The Washington Capitals have taken a decisive 3-1 series lead and are one win away from their first-ever Stanley Cup victory. Alex Ovechkin and company dominated on the scoreboard, but Game 4 was hard-fought, with tensions overflowing by the third period.
4 takeaways from the Capitals’ Game 4 win in the Stanley Cup Final
Just one more win to go for the Capitals


The Golden Knights aren’t used to losing and leaned on physicality when they fell out of the race tonight. Ryan Reaves, Deryk Engelland, and the Capitals’ T.J. Oshie were all handed game misconducts before the final buzzer.
The Knights are feeling the heat as the series heads back to the desert for Game 5. They’ve got work to do to dig themselves out of this hole. For the Capitals, they’re just looking to keep rolling and end this on Thursday night.
Here are four takeaways from Game 4:
The Golden Knights are running out of luck
Though the scoreboard doesn’t show it, the Knights didn’t have a terrible game. In fact, they came out of the gate ready to take on the Caps and put up a flurry of shots early in the first period. A huge opportunity came just four minutes into the game when John Carlson headed to the box for tripping.
The resulting power play could’ve tilted the ice in the Knights’ favor, especially when James Neal found himself staring at a wide open net. But an unlucky ping off the far post shifted momentum for the Knights in the wrong direction.
Alex Tuch followed up by hitting a post of his own, making two of the three shots from that power play incredibly unlucky. Overall, the Knights put up 29 shots, scoring just two goals, compared to the Capitals’ six goals on 24 shots.
Regression comes for everyone — even Fleury
Marc-Andre Fleury played out of his mind over the three rounds that led the Knights to the Cup Final in their first season, putting up an insane .947 save percentage. That number just isn’t sustainable, especially when Fleury’s career playoff save percentage was sitting at a much-more realistic .913 going into tonight.
Over the course of this series, Fleury has come back down to Earth. His .857 SV% in Game 1 and .885 in Games 2 and 3 have shown that the Caps can crack the great golden wall. With a .750 save percentage and six goals against tonight, he’ll need to bounce back in a big way to keep the Knights in this series.
This third period goal from Michal Kempny off a feed from Nicklas Backstrom is one in particular that Fleury is going to want to take back:
Devante Smith-Playoffs has shown up
During today’s morning skate, Andre Burakovsky hit Devante Smith-Pelly in the face with a puck, but a glued-together face wound didn’t keep Smith-Pelly from making himself known. He scored this beauty of a goal to put the Caps up, 3-0, as the first period wound down.
Over 75 regular season games this year, Smith-Pelly totaled seven goals. He now has six in 23 playoff games and one in each of the last two.
Hockey is a special teams sport
The Capitals won the special teams battle tonight and it wasn’t even close.

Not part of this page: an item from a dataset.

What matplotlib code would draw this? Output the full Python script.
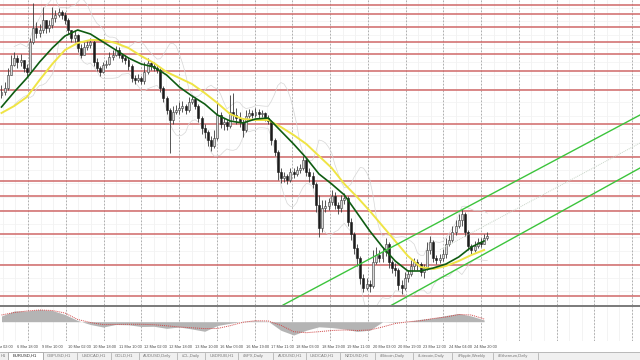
import numpy as np
import pandas as pd
import matplotlib
matplotlib.use("Agg")
import matplotlib.pyplot as plt
from matplotlib.transforms import blended_transform_factory
from matplotlib.lines import Line2D
from matplotlib.patches import Rectangle

# EURUSD H1 - every candle below stands for 2 hourly bars
closes = [
    1.1234, 1.1246, 1.1285, 1.1315, 1.1336, 1.1324, 1.1330, 1.1306, 1.1294, 1.1384,
    1.1426, 1.1411, 1.1420, 1.1450, 1.1426, 1.1435, 1.1456, 1.1465, 1.1474, 1.1465,
    1.1450, 1.1420, 1.1396, 1.1405, 1.1366, 1.1345, 1.1369, 1.1375, 1.1384, 1.1324,
    1.1306, 1.1294, 1.1315, 1.1318, 1.1339, 1.1345, 1.1360, 1.1345, 1.1336, 1.1330,
    1.1312, 1.1276, 1.1270, 1.1276, 1.1267, 1.1294, 1.1321, 1.1312, 1.1306, 1.1300,
    1.1246, 1.1216, 1.1180, 1.1150, 1.1174, 1.1180, 1.1186, 1.1192, 1.1180, 1.1204,
    1.1213, 1.1192, 1.1156, 1.1126, 1.1114, 1.1090, 1.1072, 1.1096, 1.1165, 1.1138,
    1.1144, 1.1132, 1.1174, 1.1165, 1.1156, 1.1144, 1.1120, 1.1162, 1.1171, 1.1165,
    1.1174, 1.1168, 1.1171, 1.1156, 1.1147, 1.1090, 1.1054, 1.0994, 1.0976, 1.0982,
    1.0970, 1.0994, 1.0988, 1.1000, 1.1006, 1.1030, 1.0994, 1.0982, 1.0958, 1.0895,
    1.0826, 1.0886, 1.0892, 1.0904, 1.0922, 1.0895, 1.0886, 1.0910, 1.0916, 1.0844,
    1.0808, 1.0766, 1.0736, 1.0676, 1.0646, 1.0658, 1.0652, 1.0724, 1.0745, 1.0736,
    1.0754, 1.0778, 1.0724, 1.0706, 1.0700, 1.0655, 1.0646, 1.0676, 1.0688, 1.0712,
    1.0724, 1.0718, 1.0694, 1.0706, 1.0760, 1.0784, 1.0736, 1.0730, 1.0736, 1.0748,
    1.0778, 1.0790, 1.0814, 1.0832, 1.0850, 1.0868, 1.0814, 1.0772, 1.0760, 1.0772,
    1.0784, 1.0778, 1.0796, 1.0802,
]
highs = [
    1.1255, 1.1264, 1.1306, 1.1345, 1.1354, 1.1345, 1.1348, 1.1330, 1.1318, 1.1396,
    1.1501, 1.1444, 1.1438, 1.1489, 1.1450, 1.1450, 1.1489, 1.1480, 1.1486, 1.1480,
    1.1474, 1.1456, 1.1420, 1.1420, 1.1408, 1.1378, 1.1384, 1.1390, 1.1396, 1.1390,
    1.1336, 1.1312, 1.1324, 1.1330, 1.1354, 1.1360, 1.1372, 1.1369, 1.1348, 1.1345,
    1.1336, 1.1318, 1.1285, 1.1288, 1.1282, 1.1324, 1.1336, 1.1327, 1.1324, 1.1315,
    1.1306, 1.1252, 1.1222, 1.1186, 1.1192, 1.1195, 1.1204, 1.1207, 1.1198, 1.1219,
    1.1225, 1.1219, 1.1198, 1.1162, 1.1138, 1.1120, 1.1102, 1.1120, 1.1201, 1.1174,
    1.1156, 1.1153, 1.1225, 1.1231, 1.1186, 1.1174, 1.1156, 1.1180, 1.1183, 1.1180,
    1.1186, 1.1183, 1.1180, 1.1174, 1.1165, 1.1150, 1.1096, 1.1060, 1.1006, 1.0994,
    1.0988, 1.1006, 1.1006, 1.1012, 1.1018, 1.1042, 1.1036, 1.1006, 1.0994, 1.0964,
    1.0925, 1.0910, 1.0910, 1.0916, 1.0940, 1.0934, 1.0904, 1.0925, 1.0931, 1.0922,
    1.0856, 1.0814, 1.0778, 1.0742, 1.0688, 1.0676, 1.0670, 1.0760, 1.0769, 1.0760,
    1.0769, 1.0796, 1.0784, 1.0730, 1.0721, 1.0706, 1.0670, 1.0694, 1.0700, 1.0730,
    1.0736, 1.0733, 1.0724, 1.0718, 1.0784, 1.0802, 1.0790, 1.0745, 1.0748, 1.0763,
    1.0796, 1.0805, 1.0832, 1.0850, 1.0868, 1.0883, 1.0874, 1.0820, 1.0778, 1.0787,
    1.0796, 1.0796, 1.0808, 1.0814,
]
lows = [
    1.1216, 1.1225, 1.1240, 1.1294, 1.1312, 1.1306, 1.1312, 1.1294, 1.1282, 1.1288,
    1.1378, 1.1396, 1.1399, 1.1411, 1.1411, 1.1414, 1.1426, 1.1444, 1.1459, 1.1453,
    1.1438, 1.1408, 1.1384, 1.1384, 1.1354, 1.1336, 1.1354, 1.1360, 1.1366, 1.1312,
    1.1297, 1.1282, 1.1291, 1.1306, 1.1315, 1.1330, 1.1342, 1.1336, 1.1324, 1.1318,
    1.1300, 1.1264, 1.1258, 1.1264, 1.1258, 1.1258, 1.1288, 1.1300, 1.1297, 1.1291,
    1.1234, 1.1204, 1.1168, 1.1051, 1.1138, 1.1168, 1.1168, 1.1174, 1.1168, 1.1174,
    1.1198, 1.1183, 1.1144, 1.1108, 1.1096, 1.1072, 1.1057, 1.1066, 1.1090, 1.1126,
    1.1120, 1.1120, 1.1126, 1.1150, 1.1138, 1.1129, 1.1099, 1.1114, 1.1156, 1.1156,
    1.1159, 1.1156, 1.1159, 1.1147, 1.1138, 1.1075, 1.1042, 1.0970, 1.0961, 1.0964,
    1.0958, 1.0964, 1.0976, 1.0982, 1.0991, 1.1000, 1.0982, 1.0964, 1.0946, 1.0874,
    1.0799, 1.0814, 1.0874, 1.0880, 1.0895, 1.0883, 1.0868, 1.0874, 1.0898, 1.0832,
    1.0790, 1.0748, 1.0712, 1.0658, 1.0634, 1.0640, 1.0634, 1.0646, 1.0718, 1.0724,
    1.0724, 1.0742, 1.0706, 1.0691, 1.0682, 1.0640, 1.0628, 1.0640, 1.0664, 1.0682,
    1.0700, 1.0700, 1.0682, 1.0676, 1.0700, 1.0748, 1.0724, 1.0718, 1.0721, 1.0727,
    1.0736, 1.0772, 1.0784, 1.0805, 1.0826, 1.0832, 1.0802, 1.0760, 1.0748, 1.0754,
    1.0766, 1.0769, 1.0778, 1.0790,
]
first_open = 1.1225

# moving averages read at every 4th candle
ma_step = 4
ma_fast = [
    1.1189, 1.1234, 1.1276, 1.1324, 1.1366, 1.1402, 1.1420, 1.1408, 1.1384, 1.1360,
    1.1336, 1.1318, 1.1309, 1.1285, 1.1249, 1.1222, 1.1198, 1.1165, 1.1147, 1.1141,
    1.1153, 1.1156, 1.1117, 1.1078, 1.1036, 1.0988, 1.0958, 1.0925, 1.0871, 1.0817,
    1.0769, 1.0727, 1.0697, 1.0697, 1.0706, 1.0718, 1.0739, 1.0769, 1.0787,
]
ma_slow = [
    1.1171, 1.1192, 1.1219, 1.1270, 1.1318, 1.1360, 1.1381, 1.1390, 1.1390, 1.1381,
    1.1366, 1.1342, 1.1321, 1.1294, 1.1276, 1.1258, 1.1231, 1.1201, 1.1168, 1.1153,
    1.1150, 1.1150, 1.1129, 1.1105, 1.1078, 1.1042, 1.1006, 1.0958, 1.0919, 1.0877,
    1.0832, 1.0787, 1.0742, 1.0709, 1.0703, 1.0712, 1.0727, 1.0745, 1.0760,
]

# MACD window, same sampling
macd_main = [
    0.00057, 0.00107, 0.00107, 0.00122, 0.00112, 0.00072, 0.00012, -0.00028, -0.00053, -0.00028,
    -0.00031, -0.00048, -0.00046, -0.00066, -0.00053, -0.00073, -0.00096, -0.00038, -0.00016, 0.00003,
    0.00009, 0.00004, -0.00086, -0.00133, -0.00085, -0.00051, -0.00059, -0.00073, -0.00097, -0.00085,
    -0.00002, -0.00006, 0.00002, 0.00024, 0.00037, 0.00062, 0.00082, 0.00057, 0.00017,
]
macd_signal = [
    0.00067, 0.00092, 0.00107, 0.00117, 0.00112, 0.00087, 0.00022, -0.00008, -0.00029, -0.00028,
    -0.00026, -0.00026, -0.00030, -0.00041, -0.00053, -0.00061, -0.00069, -0.00068, -0.00040, -0.00006,
    0.00010, 0.00007, -0.00036, -0.00100, -0.00110, -0.00100, -0.00088, -0.00083, -0.00088, -0.00083,
    -0.00053, -0.00018, -0.00001, 0.00010, 0.00032, 0.00047, 0.00072, 0.00067, 0.00027,
]

# horizontal support / resistance levels
levels = [1.1495, 1.1468, 1.1429, 1.1384, 1.1348, 1.1297, 1.1240, 1.1138,
          1.1039, 1.0967, 1.0922, 1.0877, 1.0808, 1.0715, 1.0622]

# equidistant channel, (candle, price) anchors
channel_upper = [(88.7, 1.0595), (201.1, 1.1165)]
channel_lower = [(122.4, 1.0592), (201.1, 1.1006)]
channel_mid = [(138.1, 1.0761), (201.1, 1.1081)]

time_labels = ["6 Mar 02:00", "6 Mar 18:00", "9 Mar 10:00", "10 Mar 02:00", "10 Mar 18:00",
               "11 Mar 10:00", "12 Mar 02:00", "12 Mar 18:00", "13 Mar 10:00", "16 Mar 03:00",
               "16 Mar 19:00", "17 Mar 11:00", "18 Mar 03:00", "18 Mar 19:00", "19 Mar 11:00",
               "20 Mar 03:00", "20 Mar 19:00", "23 Mar 12:00", "24 Mar 04:00", "24 Mar 20:00"]

tabs = ["H1", "EURUSD,H1", "GBPUSD,H1", "USDCAD,H1", "GOLD,H1", "AUDUSD,Daily", "#CL,Daily",
        "USDRUB,H1", "#SPX,Daily", "AUDUSD,H1", "USDCAD,H1", "NZDUSD,H1", "#Bitcoin,Daily",
        "#Litecoin,Daily", "#Ripple,Weekly", "#Ethereum,Daily"]
tab_x = [0.5, 13, 47, 82, 115, 143, 182, 210, 243, 278, 310, 345, 380, 418, 458, 498]
tab_sep = [8, 43, 77, 111, 139, 177, 205, 238, 273, 306, 340, 375, 413, 452, 493, 538]

# ---------------- figure ----------------
W, H = 640, 360
fig = plt.figure(figsize=(6.4, 3.6), dpi=100, facecolor="white")
plt.rcParams["font.family"] = ["Liberation Sans", "DejaVu Sans"]

ax = fig.add_axes([0, 55 / H, 1, 305 / H])
ax.set_xlim(-0.47, 201.1)
ax.set_ylim(1.0595, 1.1510)
ax.axis("off")

# grid
major = np.arange(8.35 - 11.89, 202, 11.89)
minor = np.arange(8.35 - 11.89, 202, 11.89 / 3)
for gx in minor:
    ax.axvline(gx, color="#efefef", lw=0.5, zorder=0)
for gy in np.arange(1.0595, 1.1510, 0.00405):
    ax.axhline(gy, color="#f2f2f2", lw=0.5, zorder=0)
for gx in major:
    ax.axvline(gx, color="#a4a4a4", lw=0.6, ls=(0, (2, 2)), zorder=1)

for lv in levels:
    ax.axhline(lv, color="#d06868", lw=1.1, zorder=2)

x = np.arange(len(closes))
c = np.array(closes)
o = np.r_[first_open, c[:-1]]
hi = np.maximum(np.array(highs), np.maximum(o, c))
lo = np.minimum(np.array(lows), np.minimum(o, c))

# bollinger bands from the closes
s = pd.Series(c)
mid = s.rolling(10, min_periods=5).mean()
sd = s.rolling(10, min_periods=5).std()
ax.plot(x, mid + 2 * sd, color="#d6d6d6", lw=0.5, zorder=3)
ax.plot(x, mid - 2 * sd, color="#d6d6d6", lw=0.5, zorder=3)

ax.vlines(x, lo, hi, color="#3a3a3a", lw=0.6, zorder=4)
up = c >= o
ax.bar(x[up], (c - o)[up], bottom=o[up], width=0.62, color="#d8d8d8",
       edgecolor="#3a3a3a", lw=0.4, zorder=5)
ax.bar(x[~up], (c - o)[~up], bottom=o[~up], width=0.62, color="#1c1c1c",
       edgecolor="#1c1c1c", lw=0.4, zorder=5)

xm = np.arange(0, len(closes) - 1, ma_step)
ax.plot(xm, ma_slow, color="#efe445", lw=1.4, zorder=6)
ax.plot(xm, ma_fast, color="#0f5c12", lw=1.2, zorder=7)

for ch in (channel_upper, channel_lower):
    ax.plot([p[0] for p in ch], [p[1] for p in ch], color="#3cc43c", lw=1.0, zorder=8)
ax.plot([p[0] for p in channel_mid], [p[1] for p in channel_mid], color="#c8d4c8",
        lw=0.7, ls=(0, (1, 1)), zorder=8)

# separator between price and indicator window
fig.add_artist(Line2D([0, 1], [1 - 305.5 / H] * 2, color="#7a7a7a", lw=1.4))

# MACD
axm = fig.add_axes([0, 19 / H, 1, 34 / H])
axm.set_xlim(-0.47, 201.1)
axm.set_ylim(-0.00193, 0.00147)
axm.axis("off")
for gx in minor:
    axm.axvline(gx, color="#efefef", lw=0.5, zorder=0)
for gx in major:
    axm.axvline(gx, color="#a4a4a4", lw=0.6, ls=(0, (2, 2)), zorder=1)
axm.fill_between(xm, 0, macd_main, color="#b4b4b4", lw=0, zorder=2)
axm.plot(xm, macd_signal, color="#d04848", lw=0.7, ls=(0, (1, 1)), zorder=3)

# time axis labels (the first one is cut by the left edge, as in the terminal)
tr = blended_transform_factory(ax.transData, fig.transFigure)
label_pos = 4.9 + 8 * (np.arange(len(time_labels)) - 1)
for lp, lab in zip(label_pos, time_labels):
    fig.text(lp, 1 - 347 / H, lab, transform=tr, fontsize=2.8, color="#4a4a4a",
             ha="left", va="center")

# terminal tabs
fig.add_artist(Rectangle((0, 0), 1, 8 / H, transform=fig.transFigure,
                         facecolor="#f0f0f0", edgecolor="none"))
fig.add_artist(Line2D([0, 1], [8 / H] * 2, color="#b0b0b0", lw=0.6))
fig.add_artist(Rectangle((tab_sep[0] / W, 0), (tab_sep[1] - tab_sep[0]) / W, 8.5 / H,
                         transform=fig.transFigure, facecolor="white",
                         edgecolor="#a0a0a0", lw=0.5))
for sx in tab_sep:
    fig.add_artist(Line2D([sx / W] * 2, [0.5 / H, 7 / H], color="#a8a8a8", lw=0.5))
for i, (tx, name) in enumerate(zip(tab_x, tabs)):
    fig.text(tx / W, 1 - 356 / H, name, fontsize=3.0,
             color="#202020" if i == 1 else "#777777", ha="left", va="center")

fig.savefig("out.png", dpi=100, facecolor="white")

Vegas earned four power play opportunities and scored on exactly none of them — though James Neal’s third period goal was tallied just after the tripping penalty to Backstrom expired, making it at least special teams-influenced.
Meanwhile, Washington went three-for-five on the man-advantage, with an opening goal from Oshie, a 5-on-3 goal from Brett Connolly, and this full-team effort from defenseman John Carlson:
This may not be the strongest Capitals squad we’ve seen in the last few years — they didn’t win the President’s Trophy for a third year in a row, after all — but they’re consistent and their core has found an undeniable chemistry that proves their spot in the Final is far from a fluke.